### INPUT ROWS
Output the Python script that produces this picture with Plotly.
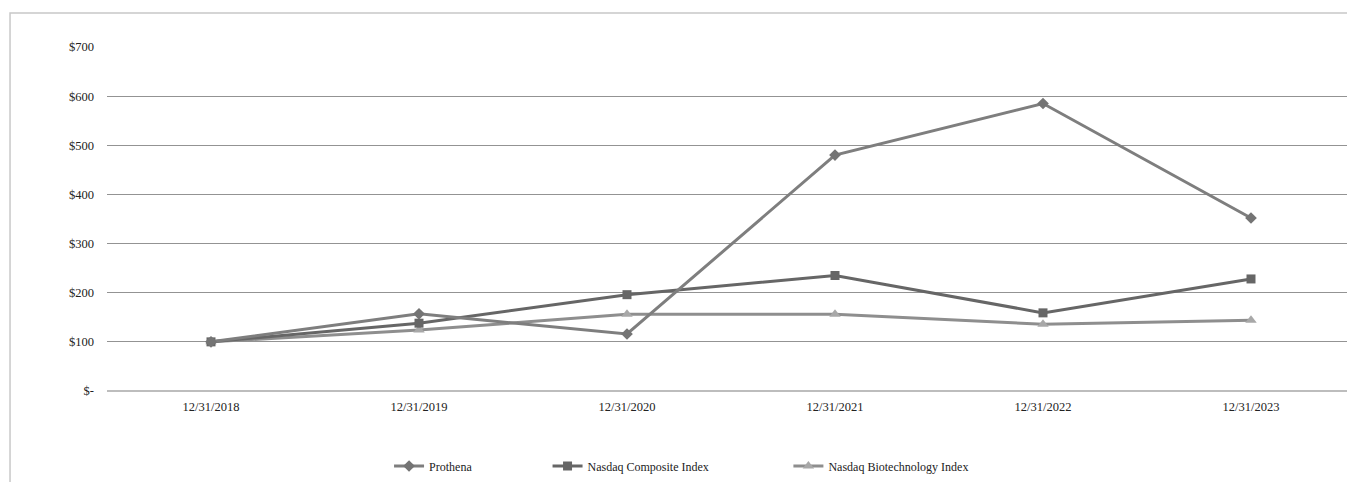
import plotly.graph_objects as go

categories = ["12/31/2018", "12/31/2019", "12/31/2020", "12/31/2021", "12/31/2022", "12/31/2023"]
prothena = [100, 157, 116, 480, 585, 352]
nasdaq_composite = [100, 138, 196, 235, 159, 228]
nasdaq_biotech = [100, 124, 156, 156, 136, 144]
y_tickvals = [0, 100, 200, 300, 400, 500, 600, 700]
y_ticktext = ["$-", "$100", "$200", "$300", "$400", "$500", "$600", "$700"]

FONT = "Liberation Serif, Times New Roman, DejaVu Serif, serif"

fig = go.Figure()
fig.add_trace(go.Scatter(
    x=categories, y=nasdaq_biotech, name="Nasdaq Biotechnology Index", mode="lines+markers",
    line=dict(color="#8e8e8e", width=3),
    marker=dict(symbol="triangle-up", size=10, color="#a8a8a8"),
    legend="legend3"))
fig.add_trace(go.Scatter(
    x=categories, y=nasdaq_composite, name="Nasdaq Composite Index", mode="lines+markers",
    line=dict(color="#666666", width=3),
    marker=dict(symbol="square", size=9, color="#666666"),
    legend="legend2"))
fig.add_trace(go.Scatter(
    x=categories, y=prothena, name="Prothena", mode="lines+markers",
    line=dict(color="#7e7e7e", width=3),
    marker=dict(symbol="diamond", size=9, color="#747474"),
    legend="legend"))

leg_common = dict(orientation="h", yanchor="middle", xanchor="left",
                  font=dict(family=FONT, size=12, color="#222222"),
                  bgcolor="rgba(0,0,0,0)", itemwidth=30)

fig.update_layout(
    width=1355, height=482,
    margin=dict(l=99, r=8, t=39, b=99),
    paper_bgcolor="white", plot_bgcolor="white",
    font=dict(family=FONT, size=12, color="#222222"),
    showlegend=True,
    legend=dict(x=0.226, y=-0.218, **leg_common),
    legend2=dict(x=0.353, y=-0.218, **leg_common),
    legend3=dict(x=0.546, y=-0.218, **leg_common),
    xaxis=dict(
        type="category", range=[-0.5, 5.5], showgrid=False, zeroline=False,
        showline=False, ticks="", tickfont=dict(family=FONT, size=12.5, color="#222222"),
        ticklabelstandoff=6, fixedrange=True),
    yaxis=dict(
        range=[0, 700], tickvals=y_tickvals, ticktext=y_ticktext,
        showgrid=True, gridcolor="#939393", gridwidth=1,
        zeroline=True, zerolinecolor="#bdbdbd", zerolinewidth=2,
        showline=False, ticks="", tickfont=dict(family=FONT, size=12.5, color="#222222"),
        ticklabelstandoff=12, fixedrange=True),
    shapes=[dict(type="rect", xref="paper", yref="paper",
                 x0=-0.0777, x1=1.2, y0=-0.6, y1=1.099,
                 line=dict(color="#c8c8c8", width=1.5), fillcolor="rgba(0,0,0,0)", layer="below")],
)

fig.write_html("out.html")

--

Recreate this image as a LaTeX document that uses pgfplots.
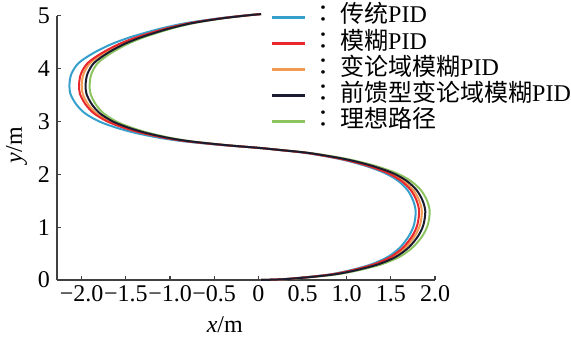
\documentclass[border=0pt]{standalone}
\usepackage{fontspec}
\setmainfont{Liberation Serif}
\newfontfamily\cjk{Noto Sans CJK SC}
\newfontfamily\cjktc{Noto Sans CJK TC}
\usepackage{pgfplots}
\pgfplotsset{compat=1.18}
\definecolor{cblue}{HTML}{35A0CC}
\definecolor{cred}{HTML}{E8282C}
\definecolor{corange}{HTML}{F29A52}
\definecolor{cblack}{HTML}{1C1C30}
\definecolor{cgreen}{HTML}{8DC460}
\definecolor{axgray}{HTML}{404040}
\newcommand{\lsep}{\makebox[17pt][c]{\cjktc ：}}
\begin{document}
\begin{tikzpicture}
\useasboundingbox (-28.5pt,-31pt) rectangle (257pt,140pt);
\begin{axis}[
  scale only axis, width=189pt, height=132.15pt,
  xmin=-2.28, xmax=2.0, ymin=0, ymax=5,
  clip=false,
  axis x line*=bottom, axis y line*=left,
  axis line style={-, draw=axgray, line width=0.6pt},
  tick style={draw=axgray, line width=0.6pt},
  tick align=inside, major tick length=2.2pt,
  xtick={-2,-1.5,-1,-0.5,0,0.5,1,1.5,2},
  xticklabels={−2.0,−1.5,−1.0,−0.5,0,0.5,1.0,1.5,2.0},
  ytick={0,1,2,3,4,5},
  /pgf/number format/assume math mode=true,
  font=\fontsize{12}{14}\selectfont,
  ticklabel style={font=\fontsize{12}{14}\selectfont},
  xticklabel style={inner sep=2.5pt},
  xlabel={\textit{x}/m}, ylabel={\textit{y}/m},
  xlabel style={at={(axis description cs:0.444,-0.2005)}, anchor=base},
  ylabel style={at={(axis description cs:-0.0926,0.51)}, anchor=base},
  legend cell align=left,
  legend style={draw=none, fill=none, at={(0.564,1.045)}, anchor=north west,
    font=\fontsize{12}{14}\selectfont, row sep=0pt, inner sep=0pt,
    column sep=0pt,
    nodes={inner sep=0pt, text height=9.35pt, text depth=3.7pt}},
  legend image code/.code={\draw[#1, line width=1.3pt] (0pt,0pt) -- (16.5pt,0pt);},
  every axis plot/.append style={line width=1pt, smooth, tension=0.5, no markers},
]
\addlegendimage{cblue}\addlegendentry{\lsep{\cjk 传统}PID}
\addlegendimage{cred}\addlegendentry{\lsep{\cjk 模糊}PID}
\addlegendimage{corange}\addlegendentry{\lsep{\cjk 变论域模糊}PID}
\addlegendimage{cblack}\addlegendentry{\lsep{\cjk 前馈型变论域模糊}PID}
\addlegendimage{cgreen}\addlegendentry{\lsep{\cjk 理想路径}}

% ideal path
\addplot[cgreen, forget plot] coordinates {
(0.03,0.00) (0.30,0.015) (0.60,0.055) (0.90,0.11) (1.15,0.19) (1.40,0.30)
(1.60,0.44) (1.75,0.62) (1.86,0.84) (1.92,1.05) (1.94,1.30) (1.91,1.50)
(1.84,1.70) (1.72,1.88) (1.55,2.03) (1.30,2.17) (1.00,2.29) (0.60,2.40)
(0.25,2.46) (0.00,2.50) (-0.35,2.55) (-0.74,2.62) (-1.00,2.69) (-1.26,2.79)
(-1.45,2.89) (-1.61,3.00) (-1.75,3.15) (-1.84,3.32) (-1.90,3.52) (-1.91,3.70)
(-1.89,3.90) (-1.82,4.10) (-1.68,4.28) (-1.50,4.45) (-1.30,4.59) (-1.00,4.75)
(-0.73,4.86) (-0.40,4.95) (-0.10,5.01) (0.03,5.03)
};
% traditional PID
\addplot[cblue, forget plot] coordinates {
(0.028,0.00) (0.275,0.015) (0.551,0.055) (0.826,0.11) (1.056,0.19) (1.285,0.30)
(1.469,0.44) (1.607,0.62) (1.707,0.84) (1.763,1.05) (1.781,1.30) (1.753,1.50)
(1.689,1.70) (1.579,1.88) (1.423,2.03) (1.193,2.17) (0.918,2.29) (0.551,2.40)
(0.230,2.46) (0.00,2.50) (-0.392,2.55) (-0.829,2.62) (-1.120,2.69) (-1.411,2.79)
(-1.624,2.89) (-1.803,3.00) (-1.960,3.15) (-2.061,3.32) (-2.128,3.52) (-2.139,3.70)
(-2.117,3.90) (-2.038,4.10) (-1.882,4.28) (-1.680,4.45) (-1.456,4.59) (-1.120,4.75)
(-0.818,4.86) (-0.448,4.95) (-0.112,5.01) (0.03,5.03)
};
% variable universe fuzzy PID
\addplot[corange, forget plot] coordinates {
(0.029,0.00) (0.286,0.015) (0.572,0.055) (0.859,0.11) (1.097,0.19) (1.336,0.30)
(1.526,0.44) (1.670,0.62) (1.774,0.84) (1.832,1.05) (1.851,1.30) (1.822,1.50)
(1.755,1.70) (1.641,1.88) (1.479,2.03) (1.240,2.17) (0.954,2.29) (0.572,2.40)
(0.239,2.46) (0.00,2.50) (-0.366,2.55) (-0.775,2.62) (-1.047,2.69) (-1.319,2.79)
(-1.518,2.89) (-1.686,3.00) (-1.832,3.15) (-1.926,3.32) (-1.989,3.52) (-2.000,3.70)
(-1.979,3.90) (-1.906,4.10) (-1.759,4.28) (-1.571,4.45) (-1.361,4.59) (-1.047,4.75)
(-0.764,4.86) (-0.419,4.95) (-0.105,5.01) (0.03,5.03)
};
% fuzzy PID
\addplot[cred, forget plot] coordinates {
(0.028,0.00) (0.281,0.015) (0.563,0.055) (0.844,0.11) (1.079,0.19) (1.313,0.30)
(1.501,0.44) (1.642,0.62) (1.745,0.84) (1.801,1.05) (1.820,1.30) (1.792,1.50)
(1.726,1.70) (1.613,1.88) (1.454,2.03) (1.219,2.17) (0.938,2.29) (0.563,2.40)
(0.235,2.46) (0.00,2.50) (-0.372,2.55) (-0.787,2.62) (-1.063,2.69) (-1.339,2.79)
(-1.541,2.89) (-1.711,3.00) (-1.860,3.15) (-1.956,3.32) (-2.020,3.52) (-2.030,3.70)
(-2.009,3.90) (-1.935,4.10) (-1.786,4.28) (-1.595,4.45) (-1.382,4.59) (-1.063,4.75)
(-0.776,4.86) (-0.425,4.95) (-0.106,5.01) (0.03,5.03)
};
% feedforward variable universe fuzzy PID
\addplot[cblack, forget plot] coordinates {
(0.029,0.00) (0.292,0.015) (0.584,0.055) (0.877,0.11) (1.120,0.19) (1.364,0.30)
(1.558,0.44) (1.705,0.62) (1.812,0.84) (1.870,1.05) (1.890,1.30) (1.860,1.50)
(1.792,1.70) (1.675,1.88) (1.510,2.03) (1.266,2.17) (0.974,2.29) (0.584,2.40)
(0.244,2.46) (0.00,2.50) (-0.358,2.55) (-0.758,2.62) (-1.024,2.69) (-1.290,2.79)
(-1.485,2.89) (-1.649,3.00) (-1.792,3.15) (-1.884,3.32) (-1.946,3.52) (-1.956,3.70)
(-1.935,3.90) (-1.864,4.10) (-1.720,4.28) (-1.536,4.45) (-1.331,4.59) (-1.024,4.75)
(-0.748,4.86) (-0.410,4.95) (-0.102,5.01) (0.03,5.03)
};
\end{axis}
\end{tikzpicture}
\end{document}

### REQUIRED TASK
Only the lines from the one bearing "Output the Python" to the one bearing "Serif, Times New", both included, should be restated word for word, with pictures left out.

### EXPECTED ANSWER
Output the Python script that produces this picture with Plotly.
import plotly.graph_objects as go

categories = ["12/31/2018", "12/31/2019", "12/31/2020", "12/31/2021", "12/31/2022", "12/31/2023"]
prothena = [100, 157, 116, 480, 585, 352]
nasdaq_composite = [100, 138, 196, 235, 159, 228]
nasdaq_biotech = [100, 124, 156, 156, 136, 144]
y_tickvals = [0, 100, 200, 300, 400, 500, 600, 700]
y_ticktext = ["$-", "$100", "$200", "$300", "$400", "$500", "$600", "$700"]

FONT = "Liberation Serif, Times New Roman, DejaVu Serif, serif"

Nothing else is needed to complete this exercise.